Related tags Deliveroo Delivery & takeaway Employment Court

Deliveroo riders cannot be classed as ‘workers’ and cannot form unions, UK judges have ruled in a landmark decision.

The Independent Workers’ Union of Great Britain (IWGB), which has the largest membership of app-based couriers in the UK, has lost its seven-year battle to win formal collective bargaining rights for Deliveroo riders, of which there are tens of thousands in the country.

The IWGB had argued that riders should be considered as workers rather than as self-employed and therefore would be able to form a collective bargaining unit, citing the European Convention on Human Rights for its legal challenge.

However, the UK Supreme Court has ruled that the contracts Deliveroo has with its riders include arrangements that mean it is not an ‘employment relationship’ that would attract union rights.

It marks a major ruling for the gig economy, which has come under scrutiny for years​ over claims of low pay and people being exposed to poor working conditions.

Responding to the ruling, the IWGB said it came as a “disappointment”.

“As a union we cannot accept that thousands of riders should be working without key protections like the right to collective bargaining, and we will continue to make that case using all avenues available to us, including considering our options under international law,” it said.

An issue of substitution

Beth Leng, employment lawyer and partner at SA Law, said the Supreme Court’s decision focused almost entirely on the issue of the so-called substitution clause in riders’ contracts that means they can choose other people to finish their orders.

“The court agreed with previous decisions that the power conferred on riders under the new contract to appoint a substitute was “virtually unfettered” – it wasn’t limited to other Deliveroo Riders and applied both before and after delivery. The court concluded: “such a broad power” was “totally inconsistent” with the requirement for personal service,” she said.

“This will no doubt be a blow to campaigners in this area but once again, it underlines the importance of a detailed examination of how these gig economy contracts work in practice.”

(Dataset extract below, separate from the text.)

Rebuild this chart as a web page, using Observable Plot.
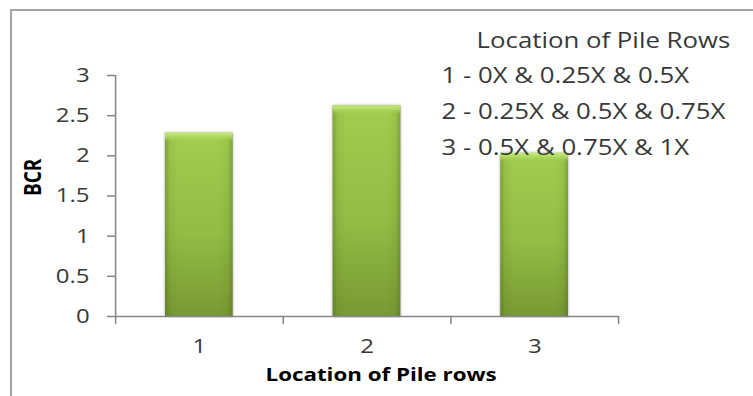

The IWGB had argued that the issue of substitution was not good enough reason to deny workers the ability to unionise.

“Flexibility, including the option for account substitution, is no reason to strip workers of basic entitlements like fair pay and collective bargaining rights,” it said.

Tougher measures needed

The Government has urged food delivery firms to introduce tougher vetting measures​ on its delivery drivers to crack down on illegal workers.

Immigration Minister Robert Jenrick met last week with representatives of Uber Eats, Deliveroo and Just Eat to demand stricter controls be implemented to end the practice of unchecked account sharing, so-called substitutions.

Under the current model, the delivery companies make initial checks on those who want to work for them, ensuring their age and their legal right to work in Britain. Once approved, those account holders have a legal right to subcontract deliveries to a substitute who are not checked by the companies.